===== Records for processing

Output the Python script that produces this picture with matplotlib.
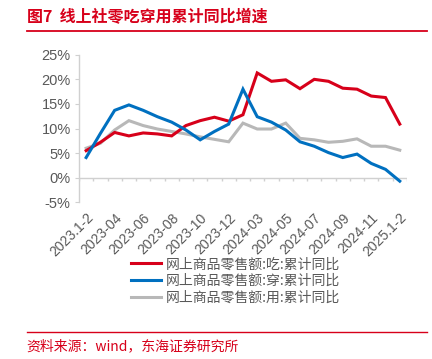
import matplotlib
matplotlib.use("Agg")
import matplotlib.pyplot as plt
from matplotlib.lines import Line2D

plt.rcParams['font.family'] = ['Liberation Sans', 'Noto Sans CJK SC', 'DejaVu Sans']

categories = ['2023.1-2', '2023-03', '2023-04', '2023-05', '2023-06', '2023-07', '2023-08',
              '2023-09', '2023-10', '2023-11', '2023-12', '2024.1-2', '2024-03', '2024-04',
              '2024-05', '2024-06', '2024-07', '2024-08', '2024-09', '2024-10', '2024-11',
              '2024-12', '2025.1-2']
eat = [5.5, 7.2, 9.2, 8.5, 9.1, 8.9, 8.5, 10.6, 11.6, 12.3, 11.5, 12.8, 21.3, 19.6,
       19.9, 18.1, 20.0, 19.6, 18.2, 18.0, 16.6, 16.3, 10.9]
wear = [4.1, 9.0, 13.7, 14.8, 13.7, 12.4, 11.3, 9.7, 7.7, 9.4, 10.9, 18.0, 12.4, 11.3,
        9.7, 7.3, 6.4, 5.1, 4.1, 4.8, 2.9, 1.7, -0.7]
use = [6.0, 7.0, 9.7, 11.6, 10.6, 9.9, 9.4, 8.9, 8.3, 7.8, 7.3, 11.1, 9.9, 9.9,
       11.1, 8.0, 7.7, 7.2, 7.4, 7.9, 6.4, 6.4, 5.6]
series_names = ['网上商品零售额:吃:累计同比', '网上商品零售额:穿:累计同比', '网上商品零售额:用:累计同比']
yticks = [-5, 0, 5, 10, 15, 20, 25]

RED = '#D7001A'
BLUE = '#0070C0'
GRAY = '#B8B8B8'
TXT = '#595959'
AX = '#D0D0D0'
LW = 2.2

fig = plt.figure(figsize=(4.32, 3.59), dpi=100)
ax = fig.add_axes([0.1829, 0.4365, 0.759, 0.411])

x = list(range(len(categories)))
ax.plot(x, eat, color=RED, lw=LW, label=series_names[0], solid_joinstyle='miter', zorder=3)
ax.plot(x, wear, color=BLUE, lw=LW, label=series_names[1], solid_joinstyle='miter', zorder=3)
ax.plot(x, use, color=GRAY, lw=LW, label=series_names[2], solid_joinstyle='miter', zorder=2)

ax.set_xlim(-0.5, len(categories) - 0.5)
ax.set_ylim(-5, 25)
ax.set_yticks(yticks)
ax.set_yticklabels([f'{v}%' for v in yticks], fontsize=10.5, color=TXT)
ax.tick_params(axis='y', length=3, color=AX, pad=3)

# zero line with category boundary ticks
ax.axhline(0, color=AX, lw=1, zorder=1)
bounds = [i - 0.5 for i in range(len(categories) + 1)]
ax.vlines(bounds, -0.7, 0, color=AX, lw=1, zorder=1)

lab_idx = list(range(0, len(categories), 2))
ax.set_xticks(lab_idx)
ax.set_xticklabels([categories[i] for i in lab_idx], rotation=45, ha='right',
                   rotation_mode='anchor', fontsize=10, color=TXT)
ax.tick_params(axis='x', length=0, pad=6)

for s in ['top', 'right', 'bottom']:
    ax.spines[s].set_visible(False)
ax.spines['left'].set_color(AX)
ax.spines['left'].set_linewidth(1)

handles = [Line2D([0], [0], color=c, lw=LW) for c in (RED, BLUE, GRAY)]
leg = fig.legend(handles, series_names, loc='center', bbox_to_anchor=(0.546, 0.217),
                 frameon=False, handlelength=2.1, handletextpad=0.4,
                 labelspacing=0.2, borderpad=0,
                 prop={'family': ['Noto Sans CJK SC', 'DejaVu Sans'], 'size': 10})
for t in leg.get_texts():
    t.set_color(TXT)

# title and footer
fig.text(0.062, 0.952, '图7  线上社零吃穿用累计同比增速', color=RED, fontsize=11.5,
         fontweight='bold', family=['Noto Sans CJK SC', 'DejaVu Sans'], va='center', ha='left')
fig.add_artist(Line2D([0.062, 0.988], [0.915, 0.915], color=RED, lw=1.3, transform=fig.transFigure))
fig.add_artist(Line2D([0.062, 0.988], [0.076, 0.076], color=RED, lw=1.0, transform=fig.transFigure))
fig.text(0.062, 0.036, '资料来源：wind，东海证券研究所', color=RED, fontsize=10,
         family=['Noto Sans CJK SC', 'DejaVu Sans'], va='center', ha='left')

fig.savefig('out.png', dpi=100, facecolor='white')
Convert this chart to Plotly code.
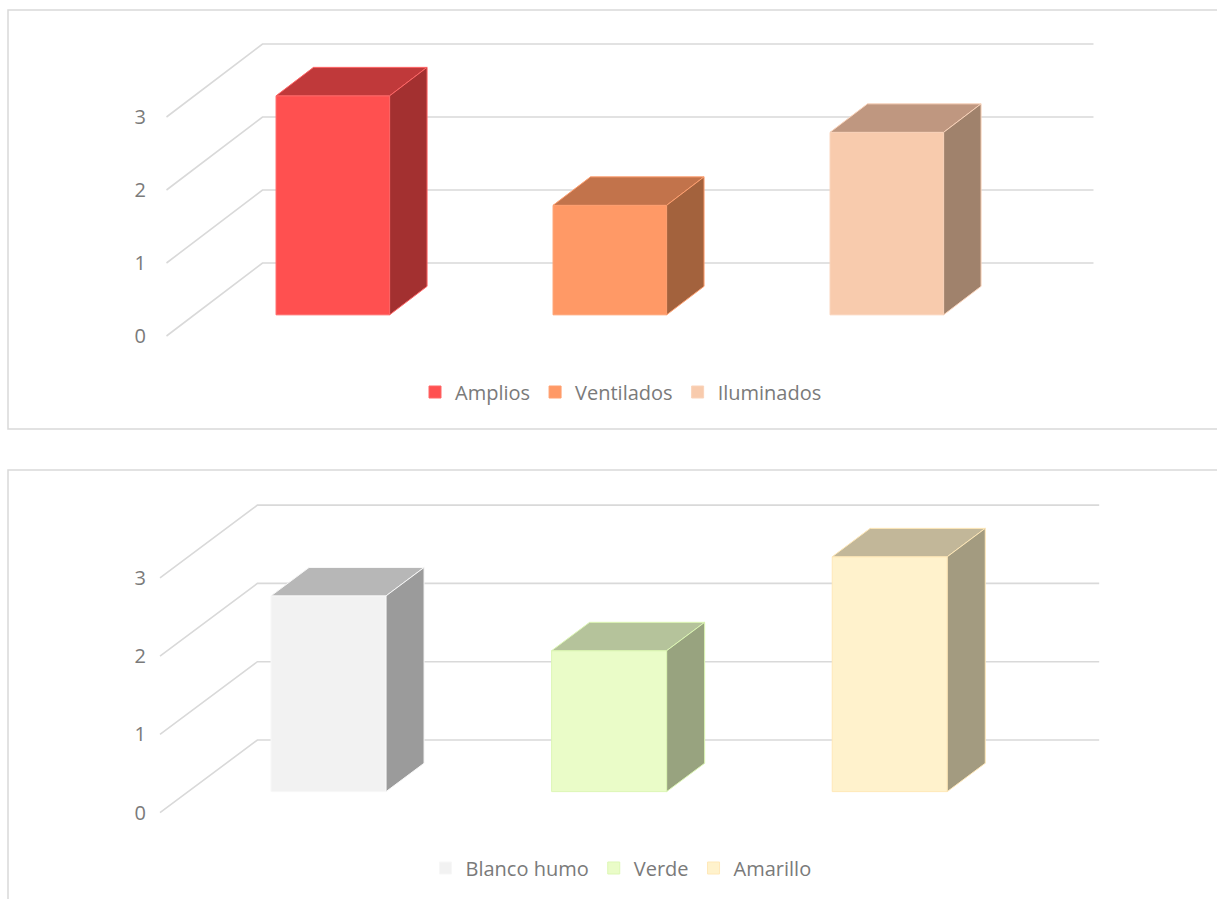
import plotly.graph_objects as go

# ---------------- data ----------------
cats_top = ["Amplios", "Ventilados", "Iluminados"]
vals_top = [3, 1.5, 2.5]

cats_bot = ["Blanco humo", "Verde", "Amarillo"]
vals_bot = [2.5, 1.8, 3]

tick_vals = [0, 1, 2, 3]
tick_text = ["0", "1", "2", "3"]

# ---------------- styles ----------------
front_top = ["#FF5050", "#FF9966", "#F8CBAD"]
top_top = ["#C0393A", "#C2734B", "#BF9780"]
side_top = ["#A33030", "#A3623D", "#A0826C"]
edge_top = ["#FF6666", "#FFA070", "#FAD3BA"]

front_bot = ["#F2F2F2", "#EAFCC8", "#FFF2CC"]
top_bot = ["#B7B7B7", "#B5C39B", "#C2B799"]
side_bot = ["#9B9B9B", "#98A37F", "#A39B80"]
edge_bot = ["#F7F7F7", "#DDF7B5", "#FFE8B8"]

W, H = 1217, 899
FONT = "Open Sans"
TXT = "#7a7a7a"
GRID = "#d9d9d9"
LEFT_PX = 147

# pixel geometry of each panel (oblique 3-D projection)
geo_top = dict(x0=166.5, ux=277.0, dx=96.0, y0=336.0, uy=73.0, dy=73.0, dom=(20, 420))
geo_bot = dict(x0=160.0, ux=280.6, dx=97.4, y0=812.7, uy=78.3, dy=72.7, dom=(478, 895))

BAR_W = 0.41      # fraction of category
D0 = 0.29         # depth where bar front sits
DD = 0.39         # bar depth

fig = go.Figure()


def add_panel(cats, vals, fronts, tops, sides, edges, geo, xa, ya, legend):
    dxu = geo["dx"] / geo["ux"]
    dyu = geo["dy"] / geo["uy"]
    n = len(cats)
    # bars (front faces) -- real bar traces
    for i, (c, v) in enumerate(zip(cats, vals)):
        xc = i + 0.5 + D0 * dxu
        base = D0 * dyu
        fig.add_trace(go.Bar(
            x=[xc], y=[v], base=[base], width=[BAR_W], name=c,
            marker=dict(color=fronts[i], line=dict(color=edges[i], width=1)),
            xaxis=xa, yaxis=ya, legend=legend, showlegend=True,
        ))
    # top and side faces
    for i, v in enumerate(vals):
        xl = i + 0.5 - BAR_W / 2 + D0 * dxu
        xr = xl + BAR_W
        b = D0 * dyu
        t = b + v
        ox, oy = DD * dxu, DD * dyu
        fig.add_trace(go.Scatter(
            x=[xl, xr, xr + ox, xl + ox, xl], y=[t, t, t + oy, t + oy, t],
            mode="lines", fill="toself", fillcolor=tops[i],
            line=dict(color=edges[i], width=1), hoverinfo="skip",
            showlegend=False, xaxis=xa, yaxis=ya,
        ))
        fig.add_trace(go.Scatter(
            x=[xr, xr + ox, xr + ox, xr, xr], y=[b, b + oy, t + oy, t, b],
            mode="lines", fill="toself", fillcolor=sides[i],
            line=dict(color=edges[i], width=1), hoverinfo="skip",
            showlegend=False, xaxis=xa, yaxis=ya,
        ))
    # gridlines: left wall diagonal + back wall horizontal
    for v in tick_vals:
        path = f"M 0 {v} L {dxu} {v + dyu} L {n + dxu} {v + dyu}"
        fig.add_shape(type="path", path=path, xref=xa, yref=ya,
                      line=dict(color=GRID, width=1.6), layer="below")
    # axes
    xr0 = (LEFT_PX - geo["x0"]) / geo["ux"]
    xr1 = (W - geo["x0"]) / geo["ux"]
    yr0 = (geo["y0"] - geo["dom"][1]) / geo["uy"]
    yr1 = (geo["y0"] - geo["dom"][0]) / geo["uy"]
    xkey = "xaxis" if xa == "x" else "xaxis" + xa[1:]
    ykey = "yaxis" if ya == "y" else "yaxis" + ya[1:]
    fig.update_layout(**{
        xkey: dict(domain=[LEFT_PX / W, 1], range=[xr0, xr1], anchor=ya,
                   showgrid=False, zeroline=False, showline=False,
                   showticklabels=False, ticks="", fixedrange=True),
        ykey: dict(domain=[1 - geo["dom"][1] / H, 1 - geo["dom"][0] / H],
                   range=[yr0, yr1], anchor=xa,
                   tickvals=tick_vals, ticktext=tick_text, ticks="",
                   showgrid=False, zeroline=False, showline=False,
                   tickfont=dict(family=FONT, size=20, color=TXT),
                   fixedrange=True),
    })


add_panel(cats_top, vals_top, front_top, top_top, side_top, edge_top,
          geo_top, "x", "y", "legend")
add_panel(cats_bot, vals_bot, front_bot, top_bot, side_bot, edge_bot,
          geo_bot, "x2", "y2", "legend2")

# chart-area borders
fig.add_shape(type="rect", xref="paper", yref="paper",
              x0=8 / W, x1=1.02, y0=1 - 429 / H, y1=1 - 10 / H,
              line=dict(color=GRID, width=1.5), layer="below")
fig.add_shape(type="rect", xref="paper", yref="paper",
              x0=8 / W, x1=1.02, y0=-0.05, y1=1 - 470 / H,
              line=dict(color=GRID, width=1.5), layer="below")

leg_common = dict(orientation="h", xanchor="center", yanchor="middle",
                  font=dict(family=FONT, size=20, color=TXT),
                  bgcolor="rgba(0,0,0,0)", traceorder="normal")

fig.update_layout(
    width=W, height=H, autosize=False,
    margin=dict(l=0, r=0, t=0, b=0),
    paper_bgcolor="white", plot_bgcolor="rgba(0,0,0,0)",
    barmode="overlay",
    font=dict(family=FONT, color=TXT),
    legend=dict(x=621 / W, y=1 - 392 / H, **leg_common),
    legend2=dict(x=621 / W, y=1 - 868 / H, **leg_common),
)

fig.write_html("out.html",
               config={"displayModeBar": False, "staticPlot": False},
               post_script="document.body.style.margin='0';document.body.style.overflow='hidden';")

==========

Starting with the first line of the data above and ending with the line containing "ax = fig.add_axes([0.1829, 0.4365, 0.759, 0.411])", please restate every line exactly, leaving images out.

Output the Python script that produces this picture with matplotlib.
import matplotlib
matplotlib.use("Agg")
import matplotlib.pyplot as plt
from matplotlib.lines import Line2D

plt.rcParams['font.family'] = ['Liberation Sans', 'Noto Sans CJK SC', 'DejaVu Sans']

categories = ['2023.1-2', '2023-03', '2023-04', '2023-05', '2023-06', '2023-07', '2023-08',
              '2023-09', '2023-10', '2023-11', '2023-12', '2024.1-2', '2024-03', '2024-04',
              '2024-05', '2024-06', '2024-07', '2024-08', '2024-09', '2024-10', '2024-11',
              '2024-12', '2025.1-2']
eat = [5.5, 7.2, 9.2, 8.5, 9.1, 8.9, 8.5, 10.6, 11.6, 12.3, 11.5, 12.8, 21.3, 19.6,
       19.9, 18.1, 20.0, 19.6, 18.2, 18.0, 16.6, 16.3, 10.9]
wear = [4.1, 9.0, 13.7, 14.8, 13.7, 12.4, 11.3, 9.7, 7.7, 9.4, 10.9, 18.0, 12.4, 11.3,
        9.7, 7.3, 6.4, 5.1, 4.1, 4.8, 2.9, 1.7, -0.7]
use = [6.0, 7.0, 9.7, 11.6, 10.6, 9.9, 9.4, 8.9, 8.3, 7.8, 7.3, 11.1, 9.9, 9.9,
       11.1, 8.0, 7.7, 7.2, 7.4, 7.9, 6.4, 6.4, 5.6]
series_names = ['网上商品零售额:吃:累计同比', '网上商品零售额:穿:累计同比', '网上商品零售额:用:累计同比']
yticks = [-5, 0, 5, 10, 15, 20, 25]

RED = '#D7001A'
BLUE = '#0070C0'
GRAY = '#B8B8B8'
TXT = '#595959'
AX = '#D0D0D0'
LW = 2.2

fig = plt.figure(figsize=(4.32, 3.59), dpi=100)
ax = fig.add_axes([0.1829, 0.4365, 0.759, 0.411])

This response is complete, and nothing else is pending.